* _Work to be completed_
Gather every line that includes the word "script", please.

---------- Available data ----------

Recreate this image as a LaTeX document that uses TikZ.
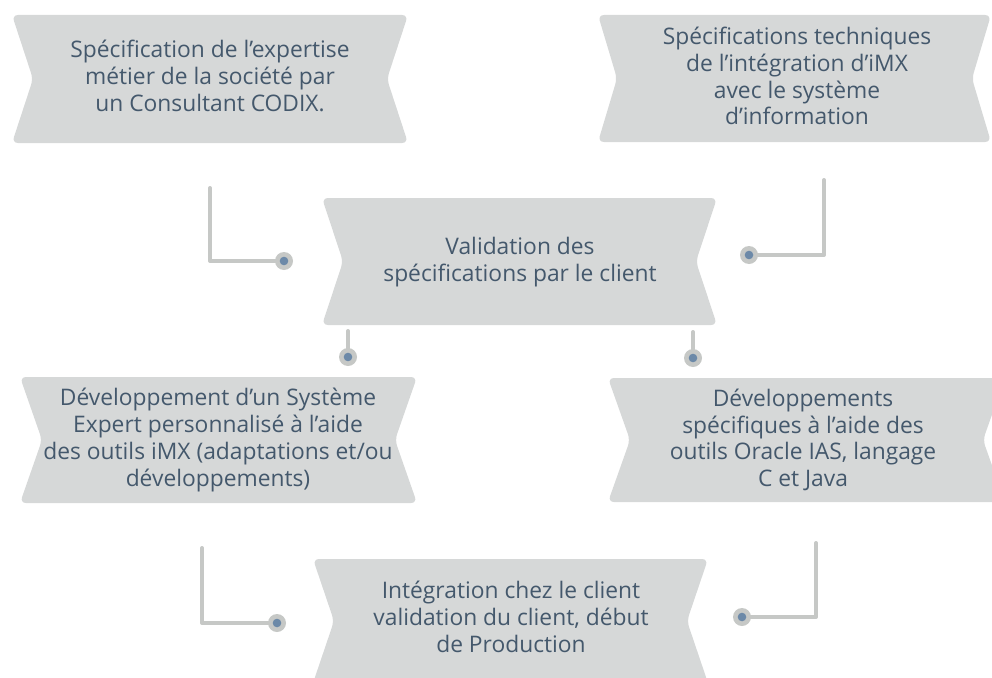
\documentclass[tikz,border=0pt]{standalone}
\usepackage{fontspec}
\setmainfont{Open Sans}
\definecolor{boxfill}{HTML}{D6D8D8}
\definecolor{linegray}{HTML}{C6C8C6}
\definecolor{dotblue}{HTML}{6C89A8}
\definecolor{txt}{HTML}{44586C}
\newcommand\myribbon[5]{% x1 x2 ytop ybot depth
  \fill[boxfill,rounded corners=6pt] ({#1+#5},{(#3+#4)/2}) -- (#1,#3) -- (#2,#3) -- ({#2-#5},{(#3+#4)/2}) -- (#2,#4) -- (#1,#4) -- cycle;}
\newcommand\mydot[1]{\fill[linegray] (#1) circle (9pt); \fill[dotblue] (#1) circle (4.3pt);}
\begin{document}
\begin{tikzpicture}[x=1pt,y=-1pt,
  ribbontext/.style={align=center,text=txt,font=\fontsize{22.8}{26.8}\selectfont,inner sep=0pt},
  conn/.style={draw=linegray,line width=4pt,line cap=round,line join=round}]
\useasboundingbox (0,0) rectangle (992,677);
\clip (0,0) rectangle (992,677);
% ribbons
\myribbon{12}{408}{15}{143}{21}
\myribbon{598}{991}{15}{142}{19}
\myribbon{322}{717}{198}{325}{21}
\myribbon{20}{417}{377}{503}{22}
\myribbon{608}{1005}{378}{502}{22}
\myribbon{313}{708}{559}{683}{21}
% texts
\node[ribbontext] (t1) at (210,76) {Spécification de l’expertise\\métier de la société par\\un Consultant CODIX.};
\node[ribbontext] (t2) at (797,76) {Spécifications techniques\\de l’intégration d’iMX\\avec le système\\d’information};
\node[ribbontext] (t3) at (520,262) {Validation des\\spécifications par le client};
\node[ribbontext] (t4) at (218,440) {Développement d’un Système\\Expert personnalisé à l’aide\\des outils iMX (adaptations et/ou\\développements)};
\node[ribbontext] (t5) at (803,440) {Développements\\spécifiques à l’aide des\\outils Oracle IAS, langage\\C et Java};
\node[ribbontext] (t6) at (511,617) {Intégration chez le client\\validation du client, début\\de Production};
% connector coordinates
\coordinate (a1) at (210,188);
\coordinate (a2) at (210,261);
\coordinate (a3) at (284,261);
\coordinate (b1) at (824,180);
\coordinate (b2) at (824,255);
\coordinate (b3) at (749,255);
\coordinate (c1) at (348,331);
\coordinate (c2) at (348,357);
\coordinate (d1) at (693,332);
\coordinate (d2) at (693,358);
\coordinate (e1) at (202,548);
\coordinate (e2) at (202,623);
\coordinate (e3) at (277,623);
\coordinate (f1) at (816,543);
\coordinate (f2) at (816,617);
\coordinate (f3) at (742,617);
\draw[conn] (a1) -- (a2) -- (a3);
\draw[conn] (b1) -- (b2) -- (b3);
\draw[conn] (c1) -- (c2);
\draw[conn] (d1) -- (d2);
\draw[conn] (e1) -- (e2) -- (e3);
\draw[conn] (f1) -- (f2) -- (f3);
\mydot{a3}\mydot{b3}\mydot{c2}\mydot{d2}\mydot{e3}\mydot{f3}
\end{tikzpicture}
\end{document}
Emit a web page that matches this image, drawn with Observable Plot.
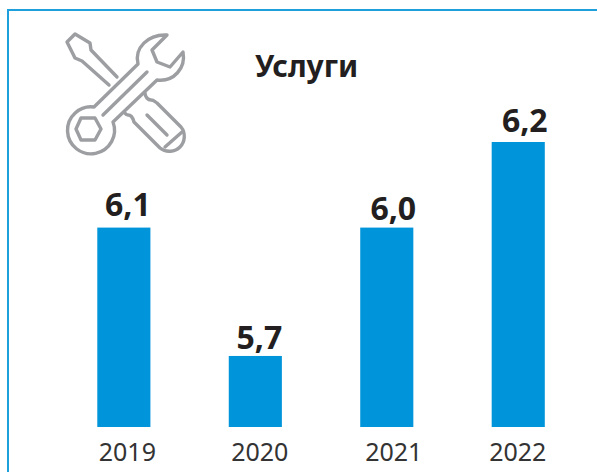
<!DOCTYPE html>
<html lang="ru">
<head>
<meta charset="utf-8">
<script src="https://cdn.jsdelivr.net/npm/d3@7"></script>
<script src="https://cdn.jsdelivr.net/npm/@observablehq/plot@0.6"></script>
<style>
html,body{margin:0;padding:0;background:#fff;overflow:hidden}
#wrap{position:relative;width:597px;height:472px;overflow:hidden}
#frame{position:absolute;left:7px;top:9px;width:590px;height:463px;box-sizing:border-box;border-top:2px solid #1ea0dc;border-left:2px solid #1ea0dc}
#title{position:absolute;left:255px;top:46px;font:700 30px "Noto Sans",sans-serif;color:#231f20;line-height:40px}
#icon{position:absolute;left:0;top:0}
#chart{position:absolute;left:0;top:0}
</style>
</head>
<body>
<div id="wrap">
<div id="chart"></div>
<div id="frame"></div>
<div id="title">Услуги</div>
<svg id="icon" width="200" height="170" fill="none" stroke="#9c9ea1" stroke-width="3.4" stroke-linejoin="round" stroke-linecap="round">
<path d="M117,77 L91,50 L90,43 L75,34 L67,42 L75,58 L82,61 L109,85"/>
<path d="M145,93 C145,97 148,100 151,100 C154,100 155,102 157,103 L181,127 C186,133 185,142 180,147 C175,152 166,153 160,148 L134,122 C133,118 131,115 128,115 C126,115 125,113 124,112"/>
<path d="M147,115 L167,135 M165,147 L182,132"/>
<path d="M94,107 L138,64 C134,48 148,34 167,35 L152,50 L157,62 L170,67 L183,52 C186,68 174,82 157,80 L113,122 A23.5,23.5 0 1 1 94,107 Z"/>
<path d="M103,115 L147,72"/>
<path d="M81,118 L95,118 L101,129 L95,140 L81,140 L76,129 Z"/>
</svg>
</div>
<script>
const years = ["2019", "2020", "2021", "2022"];
const barValues = [6.0, 5.7, 6.0, 6.2];
const valueLabels = ["6,1", "5,7", "6,0", "6,2"];
const yBaseline = 5.534;

const rows = years.map((year, i) => ({year, value: barValues[i], label: valueLabels[i]}));

// Per-label nudges seen in the reference: [label dx, label dy, year dx]
const nudges = {
  "2019": [3.5, -22, 3],
  "2020": [3.5, -18, 4],
  "2021": [6, -18, 6.5],
  "2022": [6, -21, -1]
};

const chart = Plot.plot({
  width: 597,
  height: 472,
  marginTop: 0,
  marginBottom: 0,
  marginLeft: 0,
  marginRight: 0,
  style: {background: "transparent", fontFamily: "'Noto Sans',sans-serif"},
  x: {domain: years, range: [97.3, 544.8], paddingInner: 0.596, paddingOuter: 0, align: 0, round: false, axis: null},
  y: {domain: [yBaseline, 6.2], range: [427, 142], axis: null},
  marks: [
    Plot.barY(rows, {x: "year", y1: yBaseline, y2: "value", fill: "#0095da"}),
    ...rows.flatMap(row => [
      Plot.text([row], {x: "year", y: "value", text: "label", dx: nudges[row.year][0], dy: nudges[row.year][1], fontSize: 32, fontWeight: 700, fill: "#231f20"}),
      Plot.text([row], {x: "year", y: yBaseline, text: "year", dx: nudges[row.year][2], dy: 25, fontSize: 25, fill: "#333333"})
    ])
  ]
});
document.getElementById("chart").append(chart);
</script>
</body>
</html>
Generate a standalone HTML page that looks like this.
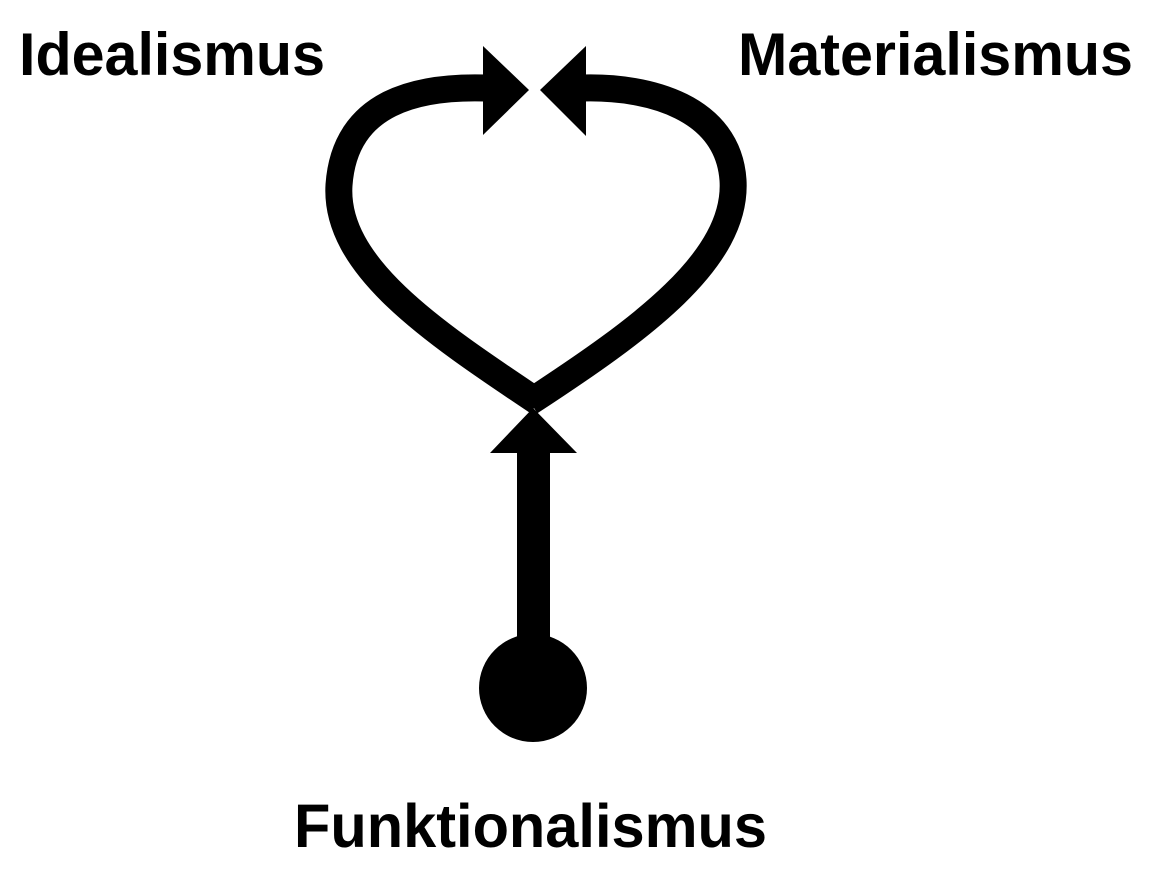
<!DOCTYPE html>
<html><head><meta charset="utf-8"><style>
html,body{margin:0;padding:0;background:#fff;}
svg{display:block;}
text{font-family:"Liberation Sans",Arial,sans-serif;font-weight:bold;fill:#000;}
</style></head><body>
<svg width="1154" height="878" viewBox="0 0 1154 878" xmlns="http://www.w3.org/2000/svg">
<rect width="1154" height="878" fill="#fff"/>
<text x="19" y="75" font-size="60" textLength="306" lengthAdjust="spacingAndGlyphs">Idealismus</text>
<text x="738" y="75" font-size="60" textLength="395" lengthAdjust="spacingAndGlyphs">Materialismus</text>
<text x="294" y="847" font-size="61" textLength="473" lengthAdjust="spacingAndGlyphs">Funktionalismus</text>
<g fill="none" stroke="#000" stroke-width="27" stroke-linecap="butt">
<path d="M486 88 C420 86 345 100 339 185 C334 265 430 330 538 402"/>
<path d="M582 88 C650 86 728 108 733 180 C738 260 640 330 530 402"/>
</g>
<polygon points="483,46 529,90 483,135" fill="#000"/>
<polygon points="586,46 540,90 586,136" fill="#000"/>
<polygon points="533,408 577,453 490,453" fill="#000"/>
<rect x="517" y="450" width="33" height="200" fill="#000"/>
<circle cx="533" cy="688" r="54" fill="#000"/>
</svg>
</body></html>
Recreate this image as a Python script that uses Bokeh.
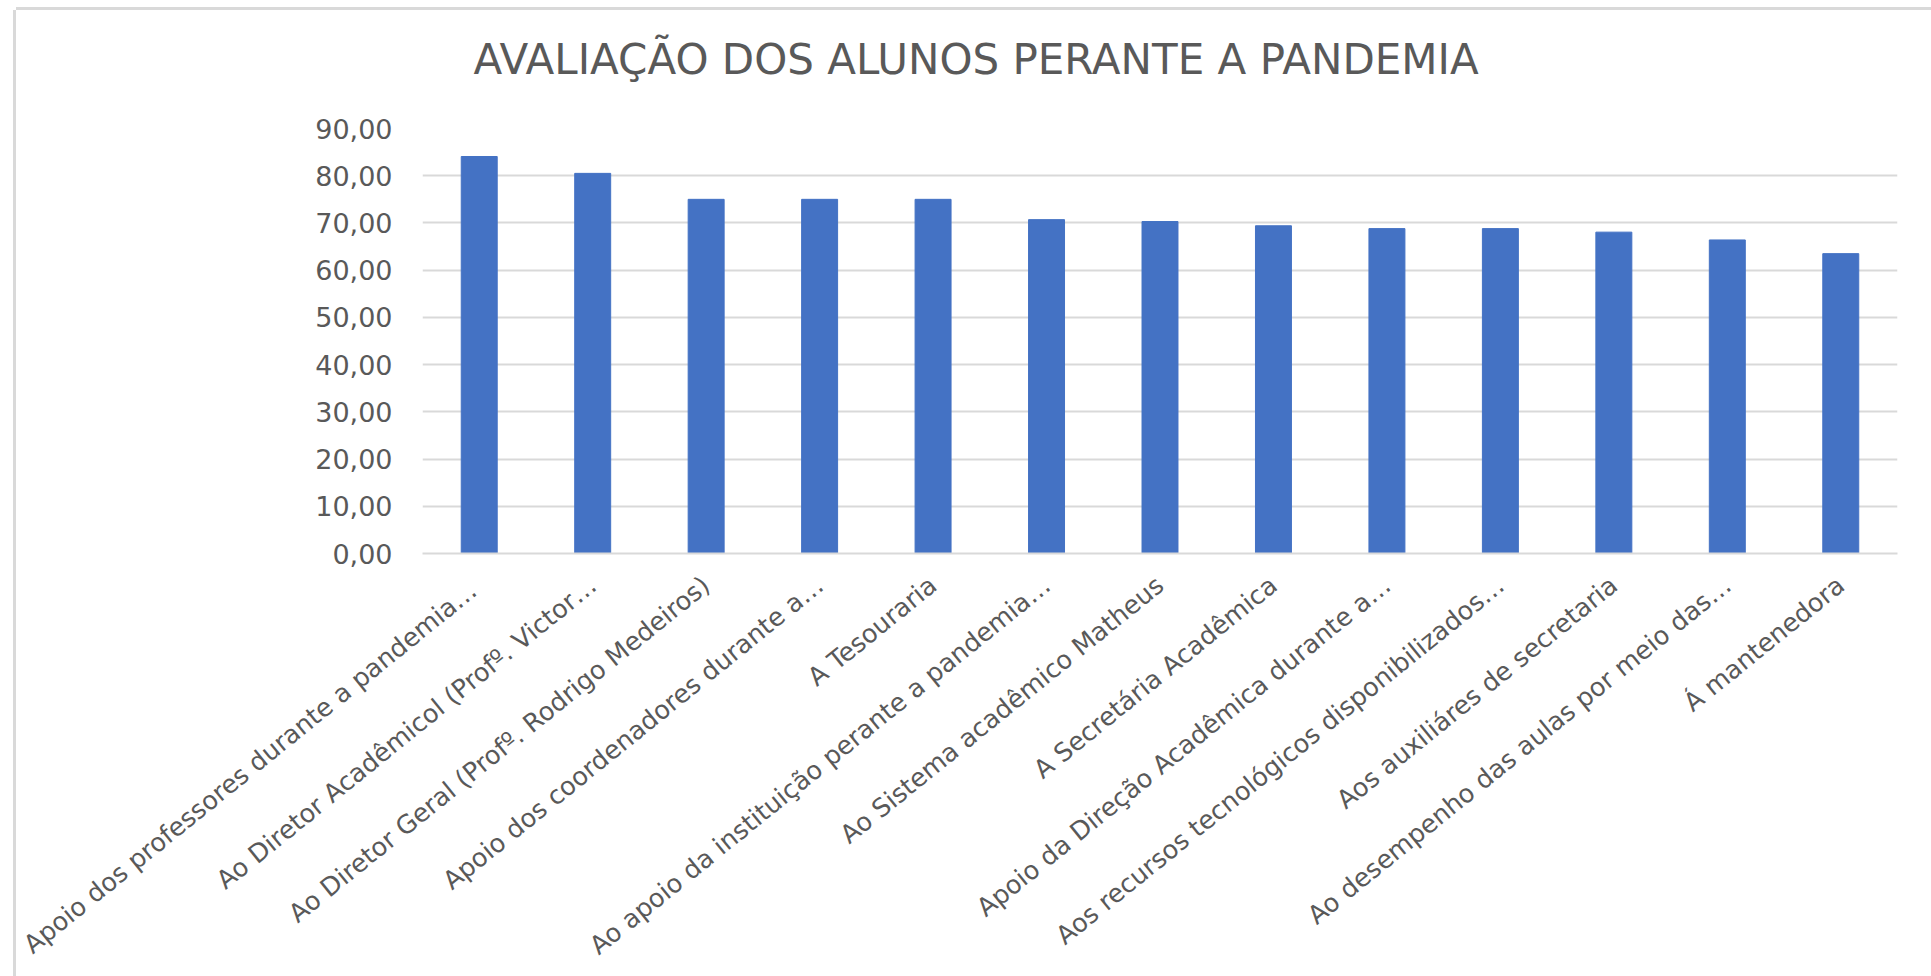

----------

* _Output below_
<script src="https://cdn.jsdelivr.net/npm/d3@7"></script>
<script src="https://cdn.jsdelivr.net/npm/@observablehq/plot@0.6"></script>
<script>
</script>
Recreate this image as a Python script that uses Bokeh.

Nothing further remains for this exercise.